O que deixa a todos espantados e assustados é velocidade com que estamos morrendo agora e a incerteza de nossa invulnerabilidade ante o avanço inexorável da doença. A morte antes acenava como algum tipo de visita distante que ia acenando cada vez mais perto até não ser mais possível ignorar sua presença. A morte era um problema do outro, lamentávamos que ela havia chegado, cumpríamos os ritos de despedida e enterrávamos junto com o falecido nosso medo de que poderíamos ser os próximos.
Com a pandemia, esse medo passou a dividir a mesa conosco e, em quarentenam temos de dormir e acordar com ele ao nosso lado, fazer as refeições, tomar banho e fazer de conta que ele não está lá. A urgência da morte veio e fez casa e não parece que vai embora tão cedo e com ela, veio o pânico de que o outro pode ser o agente mortífero e não o outro que sempre enxergávamos como imbuído de más intenções e desejoso de nos ferir para compensar qualquer desejo patológico ou desfavorecimento social. O outro na pandemia adquiriu um ar mais soturno de amigo que repentinamente ficou perigoso e precisamos manter afastado.
Talvez passada a pandemia nunca mais sejamos os mesmos uns com os outros, ingressaremos na era do pós-social, não sei mas sei que se há algo que aprendemos ou deveríamos estar aprendendo com isso é como tratamos nossos idosos.
Já por costume e tradição, nós ocidentais tendemos a enxergar os velhos como um fardo, algo que deve ser descartado e colocado de lado. Nossa sociedade preza a juventude e o novo como bálsamos insubstituíveis, o que é velho deve ser posto num museu e esquecido, inscrito nos livros de história para ninguém mais ver e ouvir falar.
Com o advento da pandemia e durante o vigente governo de agenda neoliberal ficou claro que as vidas idosas são um preço aceitável a ser pago para manter a roda girando e a sociedade funcionando afinal, eles já cumpriram seu papel, deram sua contribuição e precisam agora dar espaço aos jovens que tem de construir a pátria arrasada Brazil. O governo certamente agradece esse sacrifício já que promoverá um fôlego nas contas públicas sem que seja preciso posar de vilão ante a sociedade.
As vidas idosas passaram a ser moeda de troca no jogo político e social, se antes eram um incômodo encarado por muitas famílias como obrigação da qual se incumbiam sob o medo do julgamento social, com a pandemia passaram a ser artigo de exposição e justificativa para expressões de descaso das autoridades e até mesmo entre familiares que antes estariam pouco se lixando para elas.
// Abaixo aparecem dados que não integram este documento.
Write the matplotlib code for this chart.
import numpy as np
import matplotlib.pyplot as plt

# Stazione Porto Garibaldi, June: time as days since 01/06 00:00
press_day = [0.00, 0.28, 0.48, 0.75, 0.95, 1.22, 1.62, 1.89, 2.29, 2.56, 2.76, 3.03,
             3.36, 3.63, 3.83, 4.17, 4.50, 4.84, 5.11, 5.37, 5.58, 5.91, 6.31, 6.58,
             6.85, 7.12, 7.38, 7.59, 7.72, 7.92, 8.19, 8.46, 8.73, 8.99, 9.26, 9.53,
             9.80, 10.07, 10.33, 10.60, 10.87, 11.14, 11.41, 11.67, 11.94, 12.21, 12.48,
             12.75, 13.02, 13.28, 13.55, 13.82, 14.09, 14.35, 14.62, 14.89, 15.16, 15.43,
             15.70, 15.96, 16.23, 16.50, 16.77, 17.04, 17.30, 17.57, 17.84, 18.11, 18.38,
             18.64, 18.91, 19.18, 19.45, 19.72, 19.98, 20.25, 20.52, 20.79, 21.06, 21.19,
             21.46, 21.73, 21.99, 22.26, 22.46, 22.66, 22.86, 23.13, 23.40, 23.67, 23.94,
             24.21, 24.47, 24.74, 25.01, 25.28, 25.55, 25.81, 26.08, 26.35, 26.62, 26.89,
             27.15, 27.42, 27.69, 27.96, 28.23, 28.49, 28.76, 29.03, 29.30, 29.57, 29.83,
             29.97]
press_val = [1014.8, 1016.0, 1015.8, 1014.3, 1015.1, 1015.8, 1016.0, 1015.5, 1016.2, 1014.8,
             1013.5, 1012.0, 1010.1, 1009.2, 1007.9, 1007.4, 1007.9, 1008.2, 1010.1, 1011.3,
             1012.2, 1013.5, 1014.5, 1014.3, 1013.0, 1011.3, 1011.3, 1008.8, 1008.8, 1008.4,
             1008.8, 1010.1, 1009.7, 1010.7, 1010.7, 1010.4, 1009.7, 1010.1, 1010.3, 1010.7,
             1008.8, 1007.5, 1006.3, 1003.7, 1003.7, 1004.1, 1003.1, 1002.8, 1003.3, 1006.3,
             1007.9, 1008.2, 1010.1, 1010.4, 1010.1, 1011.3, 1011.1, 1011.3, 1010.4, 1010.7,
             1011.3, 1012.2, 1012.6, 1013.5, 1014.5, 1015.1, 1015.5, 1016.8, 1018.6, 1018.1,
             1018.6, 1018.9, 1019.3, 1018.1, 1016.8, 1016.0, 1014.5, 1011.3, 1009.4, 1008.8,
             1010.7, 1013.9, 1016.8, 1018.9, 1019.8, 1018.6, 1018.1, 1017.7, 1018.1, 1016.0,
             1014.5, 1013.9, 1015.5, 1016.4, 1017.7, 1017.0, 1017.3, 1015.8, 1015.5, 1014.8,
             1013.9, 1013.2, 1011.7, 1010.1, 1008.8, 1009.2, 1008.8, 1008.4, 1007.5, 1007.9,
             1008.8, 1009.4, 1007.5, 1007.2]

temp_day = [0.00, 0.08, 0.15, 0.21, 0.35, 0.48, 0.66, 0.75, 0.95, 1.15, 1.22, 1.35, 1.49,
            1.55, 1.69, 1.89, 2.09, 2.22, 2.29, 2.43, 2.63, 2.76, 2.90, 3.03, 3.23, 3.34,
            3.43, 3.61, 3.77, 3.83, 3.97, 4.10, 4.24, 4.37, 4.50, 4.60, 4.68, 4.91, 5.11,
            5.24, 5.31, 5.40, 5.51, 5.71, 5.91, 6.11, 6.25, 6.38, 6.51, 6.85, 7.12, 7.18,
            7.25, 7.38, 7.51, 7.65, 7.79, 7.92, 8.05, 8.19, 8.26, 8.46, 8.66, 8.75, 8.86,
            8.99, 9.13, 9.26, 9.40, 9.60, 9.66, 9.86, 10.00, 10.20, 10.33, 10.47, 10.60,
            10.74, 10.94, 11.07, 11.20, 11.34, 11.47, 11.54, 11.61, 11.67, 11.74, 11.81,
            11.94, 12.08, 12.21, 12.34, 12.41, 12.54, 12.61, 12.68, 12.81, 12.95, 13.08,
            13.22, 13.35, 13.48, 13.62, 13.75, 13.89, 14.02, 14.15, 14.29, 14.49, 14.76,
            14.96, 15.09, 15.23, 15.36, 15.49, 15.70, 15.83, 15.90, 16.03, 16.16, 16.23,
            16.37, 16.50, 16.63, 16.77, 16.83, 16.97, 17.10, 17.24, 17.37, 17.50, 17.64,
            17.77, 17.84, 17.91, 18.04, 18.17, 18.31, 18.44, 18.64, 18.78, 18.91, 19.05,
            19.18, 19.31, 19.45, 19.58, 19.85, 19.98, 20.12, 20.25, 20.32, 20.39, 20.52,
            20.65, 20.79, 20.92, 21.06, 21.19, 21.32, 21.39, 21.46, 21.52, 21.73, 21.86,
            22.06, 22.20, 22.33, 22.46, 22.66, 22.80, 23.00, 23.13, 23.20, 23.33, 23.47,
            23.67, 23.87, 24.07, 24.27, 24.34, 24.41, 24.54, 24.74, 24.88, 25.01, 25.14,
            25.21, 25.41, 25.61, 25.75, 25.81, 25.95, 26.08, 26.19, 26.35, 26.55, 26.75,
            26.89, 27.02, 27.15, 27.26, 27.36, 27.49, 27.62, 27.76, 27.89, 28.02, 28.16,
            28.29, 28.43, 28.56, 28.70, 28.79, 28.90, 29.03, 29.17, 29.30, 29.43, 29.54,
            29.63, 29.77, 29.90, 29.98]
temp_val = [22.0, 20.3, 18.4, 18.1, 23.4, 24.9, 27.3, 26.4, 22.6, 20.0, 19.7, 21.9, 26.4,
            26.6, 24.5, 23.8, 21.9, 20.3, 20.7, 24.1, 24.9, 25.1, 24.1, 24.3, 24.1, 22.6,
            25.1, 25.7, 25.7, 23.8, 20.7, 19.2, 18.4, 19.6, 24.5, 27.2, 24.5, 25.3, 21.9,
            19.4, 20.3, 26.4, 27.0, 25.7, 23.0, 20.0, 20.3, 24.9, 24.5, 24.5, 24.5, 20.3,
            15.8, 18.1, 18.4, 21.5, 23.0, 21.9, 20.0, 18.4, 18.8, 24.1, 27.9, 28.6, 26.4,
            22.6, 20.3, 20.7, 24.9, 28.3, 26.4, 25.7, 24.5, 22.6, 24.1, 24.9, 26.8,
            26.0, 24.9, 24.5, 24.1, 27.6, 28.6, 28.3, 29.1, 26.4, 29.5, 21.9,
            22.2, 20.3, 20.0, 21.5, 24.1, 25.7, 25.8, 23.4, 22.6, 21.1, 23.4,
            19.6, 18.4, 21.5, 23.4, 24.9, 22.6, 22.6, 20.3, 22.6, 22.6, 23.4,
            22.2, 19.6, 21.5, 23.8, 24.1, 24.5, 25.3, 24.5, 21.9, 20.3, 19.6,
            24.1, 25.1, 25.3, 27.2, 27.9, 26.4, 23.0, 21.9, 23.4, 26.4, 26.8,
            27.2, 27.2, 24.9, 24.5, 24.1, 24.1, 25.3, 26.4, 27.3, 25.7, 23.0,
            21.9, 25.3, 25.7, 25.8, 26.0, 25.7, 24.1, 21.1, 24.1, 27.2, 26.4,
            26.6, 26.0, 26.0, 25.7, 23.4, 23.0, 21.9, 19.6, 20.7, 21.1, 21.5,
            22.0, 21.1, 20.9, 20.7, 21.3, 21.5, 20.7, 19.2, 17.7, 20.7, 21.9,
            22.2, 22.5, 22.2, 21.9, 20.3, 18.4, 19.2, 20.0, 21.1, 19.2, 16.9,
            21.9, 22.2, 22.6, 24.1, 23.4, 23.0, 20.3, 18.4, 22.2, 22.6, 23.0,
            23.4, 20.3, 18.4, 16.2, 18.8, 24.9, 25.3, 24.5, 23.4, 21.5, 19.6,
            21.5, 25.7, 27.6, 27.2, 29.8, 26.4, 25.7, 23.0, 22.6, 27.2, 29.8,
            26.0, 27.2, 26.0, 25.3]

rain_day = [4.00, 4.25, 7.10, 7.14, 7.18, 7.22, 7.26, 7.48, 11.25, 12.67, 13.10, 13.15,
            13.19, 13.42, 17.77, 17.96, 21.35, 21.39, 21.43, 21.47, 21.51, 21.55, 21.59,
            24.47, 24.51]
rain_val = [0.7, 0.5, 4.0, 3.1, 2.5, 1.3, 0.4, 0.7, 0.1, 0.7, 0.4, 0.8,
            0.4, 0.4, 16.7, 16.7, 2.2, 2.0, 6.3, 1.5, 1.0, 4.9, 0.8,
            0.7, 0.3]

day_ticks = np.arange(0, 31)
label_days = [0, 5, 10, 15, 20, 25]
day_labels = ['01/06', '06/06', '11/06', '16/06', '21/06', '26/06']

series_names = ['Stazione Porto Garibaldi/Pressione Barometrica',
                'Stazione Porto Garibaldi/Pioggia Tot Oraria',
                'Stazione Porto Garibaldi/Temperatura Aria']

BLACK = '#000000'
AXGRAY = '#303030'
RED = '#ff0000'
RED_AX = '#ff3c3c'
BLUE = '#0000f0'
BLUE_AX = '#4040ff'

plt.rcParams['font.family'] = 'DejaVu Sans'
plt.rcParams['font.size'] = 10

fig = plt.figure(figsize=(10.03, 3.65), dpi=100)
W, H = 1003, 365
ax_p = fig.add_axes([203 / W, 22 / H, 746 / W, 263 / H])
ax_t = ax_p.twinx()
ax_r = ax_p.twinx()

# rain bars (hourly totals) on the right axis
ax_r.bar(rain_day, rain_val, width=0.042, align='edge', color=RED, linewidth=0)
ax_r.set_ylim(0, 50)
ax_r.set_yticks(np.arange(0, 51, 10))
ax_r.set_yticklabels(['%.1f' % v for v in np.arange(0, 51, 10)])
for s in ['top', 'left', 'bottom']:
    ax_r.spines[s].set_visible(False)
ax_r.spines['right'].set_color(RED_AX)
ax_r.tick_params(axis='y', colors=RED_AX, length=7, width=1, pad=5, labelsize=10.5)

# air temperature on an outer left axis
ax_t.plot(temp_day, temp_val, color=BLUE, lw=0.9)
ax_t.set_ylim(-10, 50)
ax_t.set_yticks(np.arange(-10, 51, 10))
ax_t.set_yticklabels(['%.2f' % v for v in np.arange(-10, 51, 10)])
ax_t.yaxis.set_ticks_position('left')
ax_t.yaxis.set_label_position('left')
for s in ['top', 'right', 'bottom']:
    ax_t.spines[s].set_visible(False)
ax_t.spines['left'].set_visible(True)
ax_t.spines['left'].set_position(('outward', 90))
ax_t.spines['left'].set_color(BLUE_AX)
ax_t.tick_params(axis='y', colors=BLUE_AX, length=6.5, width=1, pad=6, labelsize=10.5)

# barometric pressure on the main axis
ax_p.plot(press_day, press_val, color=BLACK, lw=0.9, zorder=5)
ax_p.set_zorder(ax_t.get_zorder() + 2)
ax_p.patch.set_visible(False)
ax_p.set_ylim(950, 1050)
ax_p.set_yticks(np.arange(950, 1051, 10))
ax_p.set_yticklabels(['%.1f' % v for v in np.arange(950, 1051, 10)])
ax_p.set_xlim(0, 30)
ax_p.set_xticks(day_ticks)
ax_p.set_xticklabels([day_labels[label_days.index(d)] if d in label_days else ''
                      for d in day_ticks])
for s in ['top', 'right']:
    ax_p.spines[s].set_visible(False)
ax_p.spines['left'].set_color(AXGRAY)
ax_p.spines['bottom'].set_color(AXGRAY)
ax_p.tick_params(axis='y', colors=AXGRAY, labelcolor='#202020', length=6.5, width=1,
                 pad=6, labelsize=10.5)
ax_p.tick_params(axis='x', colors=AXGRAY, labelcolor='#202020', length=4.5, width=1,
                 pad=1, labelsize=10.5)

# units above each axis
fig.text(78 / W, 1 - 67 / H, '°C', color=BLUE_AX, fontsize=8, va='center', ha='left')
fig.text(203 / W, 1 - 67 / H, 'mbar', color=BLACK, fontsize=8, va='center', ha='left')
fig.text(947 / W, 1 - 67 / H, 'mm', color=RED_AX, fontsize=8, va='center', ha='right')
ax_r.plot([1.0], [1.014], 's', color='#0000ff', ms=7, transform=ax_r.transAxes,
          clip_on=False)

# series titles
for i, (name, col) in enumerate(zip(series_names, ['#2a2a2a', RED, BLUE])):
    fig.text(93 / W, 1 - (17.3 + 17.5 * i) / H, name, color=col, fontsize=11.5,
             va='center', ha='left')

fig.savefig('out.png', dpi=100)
Na verdade, esse valor súbito das vidas idosas vem do medo que a pandemia - como está se mostrando - não se retenha nelas e passe a devorar outras vidas com a mesma voracidade. Se um velho morre por que sua vida se extingue naturalmente ante o desgaste e fragilidade impostos pelo tempo não há problema afinal, é o curso natural das coisas mas, quando uma doença agressiva começa a ceifar essas vidas e mostra que pode clamar por outras mais jovens, entregamos as vidas velhas como oferenda para ver se a doença se sacia e nos deixa em paz.
Já ouvi e creio que tenham ouvido também comentários de que deveríamos deixar os velhos morrerem e focar no salvamento dos mais novos porque os velhos já estão no fim mesmo, qual a utilidade de gastar recursos com eles? Isso diz muito sobre nós como sociedade e espero que saíamos disso com outra concepção de valor da vida humana e de como tratamos nossos idosos.
Não vai adiantar muito passarmos por isso tudo e nossos idosos seguirem abandonados em asilos e largados a própria sorte porque não tem mais qualquer utilidade para nós nem para a sociedade. Sairemos de uma pandemia apenas para entrar em outra que sempre vivemos.